A man I respect once told me that "you can never expect to do tomorrow what your not doing today". That has stuck with me for years now. If you won't take the first step to bringing your wife home today, then don't tell me you will some day. The time has come to decide, fancy lifestyle or obedience, either way, stop lying to me.

Friday, January 19, 2007

high school drop out, 4 children, 1 and a half cars, 1 house, 1 mom, 1 dad, 1 job, yep.

Yes I know how babies are made, and yes I know how expensive they are. If you remember, I'm the one that just commented on how many I have.

Why is it that people have to share their thoughts as if there is no way they could possibly be restrained from doing so. I mean, it's like an automatic knee jerk reaction. First there's shock, then that's followed by dis-belief, leading into either disgust or confusion. That's when the annoying monologue's start. People assume that we have no idea what we're doing and say things like "how are you ever going to pay for their college" or "you may like it now, but wait until they're all teenagers and hate you", you know, comments that were never invited or requested. Getting onto that part, where do people get off believing they have the right to instruct me on how to manage my family. One time I had a supervisor at my work tell me "you need to get your wife fixed." This is all in reaction to the size of my family, the real amazement comes when they start telling me it's not possible to have such a large family one income. You should here the fun when they find out I don't even want my children to go to college let alone pay their way.
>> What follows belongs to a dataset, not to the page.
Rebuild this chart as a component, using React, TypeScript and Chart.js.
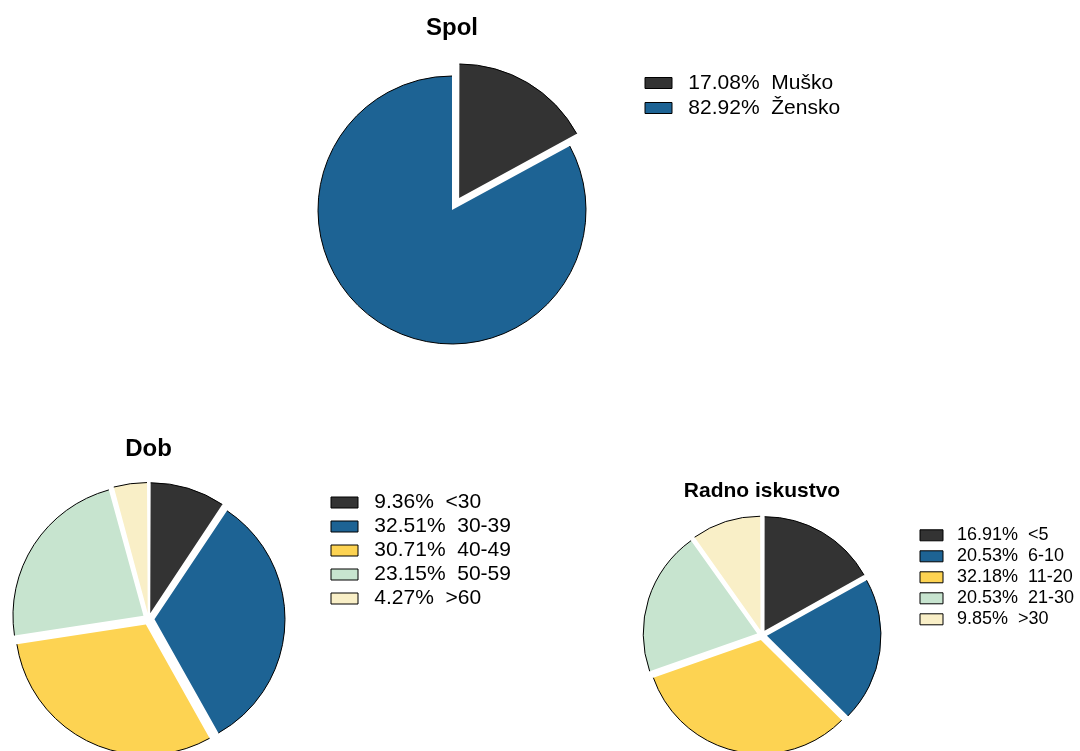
import React, { useEffect, useRef } from 'react';
import { Chart, registerables } from 'chart.js';

Chart.register(...registerables);

const FONT = "'Liberation Sans', Arial, Helvetica, sans-serif";

const sliceColors = ['#333333', '#1d6394', '#fdd352', '#c7e4cf', '#f9efc7'];

const spolTitle = 'Spol';
const spolLabels = ['Muško', 'Žensko'];
const spolValues = [17.08, 82.92];
const spolExplode = [56, 0];

const dobTitle = 'Dob';
const dobLabels = ['<30', '30-39', '40-49', '50-59', '>60'];
const dobValues = [9.36, 32.51, 30.71, 23.15, 4.27];
const dobExplode = [24, 24, 24, 24, 24];

const radnoTitle = 'Radno iskustvo';
const radnoLabels = ['<5', '6-10', '11-20', '21-30', '>30'];
const radnoValues = [16.91, 20.53, 32.18, 20.53, 9.85];
const radnoExplode = [20, 20, 20, 20, 20];

const labelText = (value: number, label: string) => ` ${value.toFixed(2)}%  ${label}`;

// Keeps exploded slices at the same radius and strokes the outer rim in black.
const rimPlugin = {
  id: 'rimPlugin',
  afterDatasetUpdate(chart: any, args: any) {
    const meta = chart.getDatasetMeta(args.index);
    meta.data.forEach((arc: any) => {
      const off = ((arc.options && arc.options.offset) || 0) / 4;
      const fix = 1 - Math.sin(Math.min(Math.PI, arc.circumference || 0));
      arc.outerRadius = arc.outerRadius - off * fix;
    });
  },
  afterDatasetDraw(chart: any, args: any) {
    const ctx = chart.ctx;
    const meta = chart.getDatasetMeta(args.index);
    meta.data.forEach((arc: any) => {
      const off = ((arc.options && arc.options.offset) || 0) / 4;
      const fix = 1 - Math.sin(Math.min(Math.PI, arc.circumference || 0));
      const rOff = off * fix;
      const R = arc.outerRadius + rOff;
      const alpha = arc.endAngle - arc.startAngle;
      const beta = Math.max(0.001, alpha * R - rOff / Math.PI) / R;
      const a = (alpha - beta) / 2;
      const half = (arc.startAngle + arc.endAngle) / 2;
      ctx.save();
      ctx.translate(Math.cos(half) * off, Math.sin(half) * off);
      ctx.beginPath();
      ctx.arc(arc.x, arc.y, R, arc.startAngle + a, arc.endAngle - a);
      ctx.lineWidth = 1;
      ctx.strokeStyle = '#000';
      ctx.stroke();
      ctx.restore();
    });
  },
};

type Spec = {
  title: string;
  labels: string[];
  values: number[];
  explode: number[];
  radius: number;
  left: number;
  top: number;
  width: number;
  height: number;
  chartW: number;
  padBottom: number;
  titleSize: number;
  titlePadTop: number;
  titlePadBottom: number;
  legendSize: number;
  legendPad: number;
  boxW: number;
  boxH: number;
};

const specs: Spec[] = [
  {
    title: spolTitle, labels: spolLabels, values: spolValues, explode: spolExplode,
    radius: 134, left: 263, top: 0, width: 620, height: 352, chartW: 378, padBottom: 0.5,
    titleSize: 24, titlePadTop: 13.6, titlePadBottom: 26.1,
    legendSize: 21, legendPad: 4, boxW: 27, boxH: 11,
  },
  {
    title: dobTitle, labels: dobLabels, values: dobValues, explode: dobExplode,
    radius: 130.5, left: -31, top: 400, width: 600, height: 351, chartW: 359, padBottom: 2,
    titleSize: 24, titlePadTop: 34.6, titlePadBottom: 25.6,
    legendSize: 21, legendPad: 3, boxW: 27, boxH: 11,
  },
  {
    title: radnoTitle, labels: radnoLabels, values: radnoValues, explode: radnoExplode,
    radius: 114, left: 607, top: 440, width: 520, height: 311, chartW: 310, padBottom: 4.3,
    titleSize: 21, titlePadTop: 38.4, titlePadBottom: 19.7,
    legendSize: 18, legendPad: 3, boxW: 23, boxH: 11,
  },
];

// Natural width Chart.js gives a vertical legend: padding + widest item + 10.
function legendWidth(spec: Spec): number {
  const c = document.createElement('canvas').getContext('2d') as CanvasRenderingContext2D;
  c.font = `normal ${spec.legendSize}px ${FONT}`;
  let maxText = 0;
  spec.labels.forEach((l, i) => {
    maxText = Math.max(maxText, c.measureText(labelText(spec.values[i], l)).width);
  });
  return spec.legendPad + spec.boxW + spec.legendSize / 2 + maxText + 10;
}

function PieChart({ spec }: { spec: Spec }) {
  const ref = useRef<HTMLCanvasElement | null>(null);
  useEffect(() => {
    if (!ref.current) return;
    const colors = sliceColors.slice(0, spec.values.length);
    const padRight = Math.max(0, spec.width - spec.chartW - legendWidth(spec));
    const chart = new Chart(ref.current, {
      type: 'pie',
      data: {
        labels: spec.labels,
        datasets: [
          {
            data: spec.values,
            backgroundColor: colors,
            borderWidth: 0,
            offset: spec.explode,
            radius: spec.radius,
            clip: false,
          } as any,
        ],
      },
      options: {
        responsive: false,
        animation: false,
        events: [],
        devicePixelRatio: 1,
        layout: { padding: { top: 0, left: 0, right: padRight, bottom: spec.padBottom } },
        plugins: {
          tooltip: { enabled: false },
          title: {
            display: true,
            text: spec.title,
            fullSize: false,
            color: '#000',
            font: { family: FONT, size: spec.titleSize, weight: 'bold' },
            padding: { top: spec.titlePadTop, bottom: spec.titlePadBottom },
          },
          legend: {
            display: true,
            position: 'right',
            align: 'start',
            fullSize: false,
            labels: {
              color: '#000',
              font: { family: FONT, size: spec.legendSize },
              padding: spec.legendPad,
              boxWidth: spec.boxW,
              boxHeight: spec.boxH,
              generateLabels: (ch: any) => {
                const ds = ch.data.datasets[0];
                return ch.data.labels.map((lab: string, i: number) => ({
                  text: labelText(ds.data[i], lab),
                  fillStyle: ds.backgroundColor[i],
                  strokeStyle: '#000',
                  lineWidth: 1,
                  fontColor: '#000',
                  hidden: false,
                  index: i,
                }));
              },
            },
          },
        },
      } as any,
      plugins: [rimPlugin],
    });
    return () => chart.destroy();
  }, [spec]);
  return (
    <canvas
      ref={ref}
      width={spec.width}
      height={spec.height}
      style={{ position: 'absolute', left: spec.left, top: spec.top, width: spec.width, height: spec.height }}
    />
  );
}

export default function App() {
  return (
    <div
      style={{
        position: 'absolute',
        left: 0,
        top: 0,
        width: 1080,
        height: 751,
        overflow: 'hidden',
        background: '#fff',
      }}
    >
      {specs.map((s) => (
        <PieChart key={s.title} spec={s} />
      ))}
    </div>
  );
}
Today I was told how lucky I am that my wife is able to stay home with our children. That person was wrong. First I don't believe in luck and second she has it backwards. If I did believe in luck I would have to say I'm "lucky" that I have a wife that is dedicated to staying home and not desirous to leave the home and go to some unfulfilling job. My wife is just as dedicated to staying home and raising the children God gave us as I am to seeing she not be burdened with monetary issues. By the way, the word luck implies that things simply worked out the way we wanted and there was no planning or sacrifice to be made on our part. The bottom line is that we make choices everyday. Choices that many times have lasting effects on our lives, and the lives of possibly many others. We made a choice when we were first married that material things such as fancy cars, nice homes, and anything else that will burn after the Lord returns will add no value to our children's lives if they were achieved by our children being raised by some day care or school teacher. We needed a car, we bought what we could afford. We needed a home, we bought what we could afford. There are needs in this world and there are wants. For some reason we in America generally can't tell the difference. A family member of mine once told my wife that they were trying to pay off the debt they were drowning in from when they first got married. The saddest part came when she admitted that they couldn't afford they're lifestyle at first so they had to use credit cards to maintain their image. Never was the possibility of living within they're means a viable option.


A boy can be the father of many kids, a girl can be their mother and stay home with those kids. But a family is started by a man and a woman that become husband and wife. None of that is impressive, but it is the fact, a fact that today is both being forgotten and misconstrued. We as Americans have the ability and protection to have a baby on the sightest of whims or kill the child of inconvienence. Love cannot be legislated, love cannot be dictated, and a home without it is worthless no matter how many or few that house contains. When we as a society love only ourselves we can expect nothing less than selfish unloving people raising worse monsters than we have become ourselves. We have children because we love them and see them as the absolute blessing that the Lord Jesus says they are. My wife stays home with them because the Lord has given us the responsibility to raise these precious people, not something to be handed over to the world.